There’s a love triangle, an adorable little kid they rescue from a rooftop—while leaving millions of other kids to starve to death; go figure—and even a little dog … of which they bring only one! Er … Noah knew it takes two …

Then the ship blasts off (down a ramp and up into the air, in the absolute best rocket-launch scene ever filmed up to that time), and it’s a tossup as to whose science is the stupidest. I’m voting for Wylie and Balmer, who for some inexplicable reason built their ship with engines at both ends! Sure, you can’t put a rocket in reverse, like the screws of an ocean liner … but did you ever think of turning it around to decelerate? Duuuuuh …. And of course they completely misunderstand free-fall, having their crew become weightless when the gravitational pull of Zyra equals the pull of the Earth … but they were hardly the first ones to do that. As I keep telling non-SF writers: Handle it carefully, it has sharp edges. You might get hurt.

All in all, it’s still a pleasant experience to watch this. At least they tried.

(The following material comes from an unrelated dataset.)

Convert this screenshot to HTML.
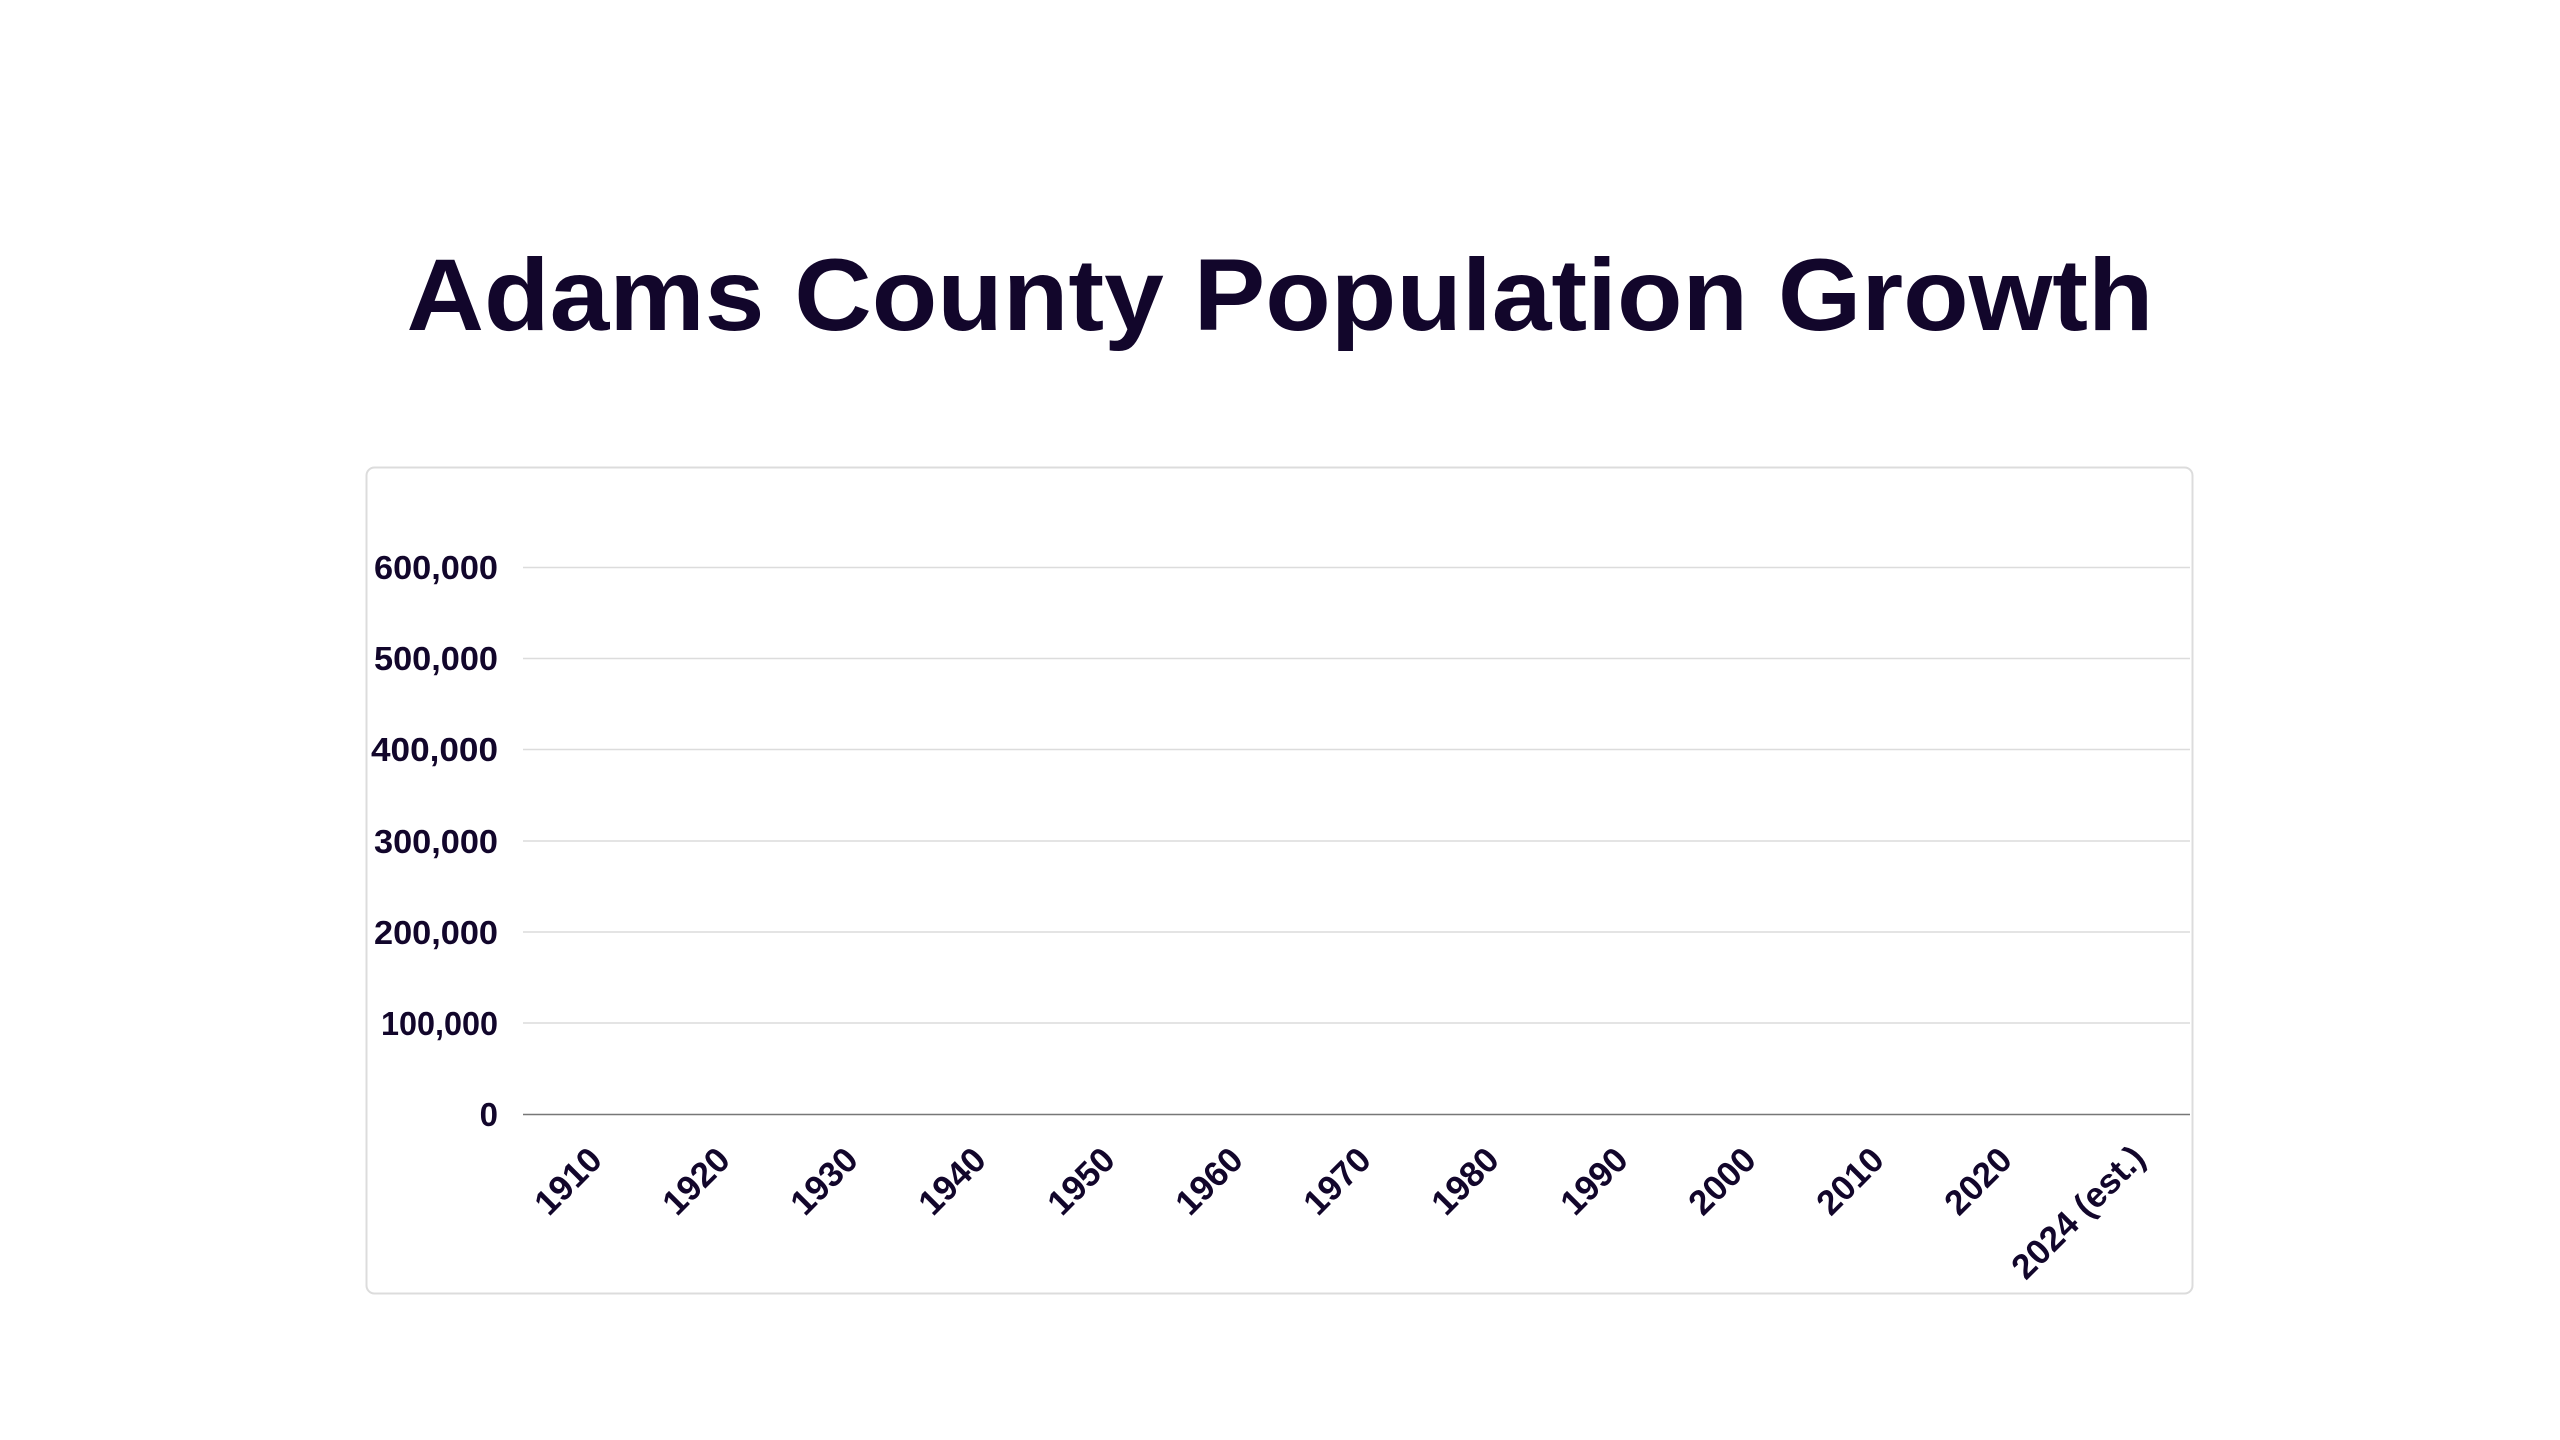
<!DOCTYPE html>
<html><head><meta charset="utf-8"><style>
html,body{margin:0;padding:0;background:#fff;}
svg{display:block;}
</style></head><body>
<svg width="2560" height="1440" viewBox="0 0 2560 1440" xmlns="http://www.w3.org/2000/svg">
<rect width="2560" height="1440" fill="#fff"/>
<text x="1280" y="330" text-anchor="middle" font-family="Liberation Sans, sans-serif" font-weight="bold" font-size="102" fill="#12062b" textLength="1747" lengthAdjust="spacingAndGlyphs">Adams County Population Growth</text>
<rect x="366.5" y="467.5" width="1826" height="826" rx="8" ry="8" fill="#fff" stroke="#dcdcdc" stroke-width="2"/>
<g stroke="#dcdcdc" stroke-width="1.5">
<line x1="523" x2="2190" y1="567.5" y2="567.5"/>
<line x1="523" x2="2190" y1="658.5" y2="658.5"/>
<line x1="523" x2="2190" y1="749.5" y2="749.5"/>
<line x1="523" x2="2190" y1="841" y2="841"/>
<line x1="523" x2="2190" y1="932" y2="932"/>
<line x1="523" x2="2190" y1="1023" y2="1023"/>
</g>
<line x1="523" x2="2190" y1="1114.5" y2="1114.5" stroke="#777" stroke-width="1.5"/>
<g font-family="Liberation Sans, sans-serif" font-weight="bold" font-size="33" fill="#12062b" text-anchor="end">
<text x="498" y="579" textLength="124" lengthAdjust="spacingAndGlyphs">600,000</text>
<text x="498" y="670" textLength="124" lengthAdjust="spacingAndGlyphs">500,000</text>
<text x="498" y="761" textLength="127" lengthAdjust="spacingAndGlyphs">400,000</text>
<text x="498" y="853" textLength="124" lengthAdjust="spacingAndGlyphs">300,000</text>
<text x="498" y="944" textLength="124" lengthAdjust="spacingAndGlyphs">200,000</text>
<text x="498" y="1035" textLength="117" lengthAdjust="spacingAndGlyphs">100,000</text>
<text x="498" y="1126">0</text>
</g>
<g font-family="Liberation Sans, sans-serif" font-weight="bold" font-size="35" fill="#12062b" text-anchor="end">
<text transform="translate(604,1162) rotate(-45)">1910</text>
<text transform="translate(732,1162) rotate(-45)">1920</text>
<text transform="translate(860,1162) rotate(-45)">1930</text>
<text transform="translate(988,1162) rotate(-45)">1940</text>
<text transform="translate(1117,1162) rotate(-45)">1950</text>
<text transform="translate(1245,1162) rotate(-45)">1960</text>
<text transform="translate(1373,1162) rotate(-45)">1970</text>
<text transform="translate(1501,1162) rotate(-45)">1980</text>
<text transform="translate(1630,1162) rotate(-45)">1990</text>
<text transform="translate(1758,1162) rotate(-45)">2000</text>
<text transform="translate(1886,1162) rotate(-45)">2010</text>
<text transform="translate(2014,1162) rotate(-45)">2020</text>
<text transform="translate(2147,1160) rotate(-45)">2024 (est.)</text>
</g>
</svg>
</body></html>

Now, what about the re-make? I see it’s being produced by Steven Spielberg. Okay, he’s done a lot of SF, some of it actually good. Directed by Stephen Sommers. Who he? Ah, well … shit. He’s the man who wrote all those awful Mummy and Scorpion King movies. Yuck. And from the summary at the IMDb: “Alpha Centauri is on a collision course for Earth, and mass hysteria of biblical proportions breaks out in the streets.” Oh, great. Just the teeniest bit of research (which I’ve just done; took me five minutes) will tell you that “Alpha Centauri” is actually a triple star system. It’s about 4.3 light-years away. If it continues its current motion it will pass within 3.6 light-years of the sun. Whew! In astronomical terms, that’s damn close! … of course, this will happen in 29,700 A.D. … It’s difficult to imagine the forces needed to divert it toward the Earth, and the speed necessary to get it across four light years in any reasonable time. See, there’s an example of how, by changing only a few words in the script, you can go from at least plausible to plain stupid. What’s wrong with the original concept? Two planets, ripped from their star by a passing star, many millions of years ago. Could happen. Alpha Centauri, headed for Earth? Couldn’t. I’m sure the new film will be dazzling, but the fact is, it will be stupid at its core, and the 1951 version isn’t. That’s known as progress, I guess.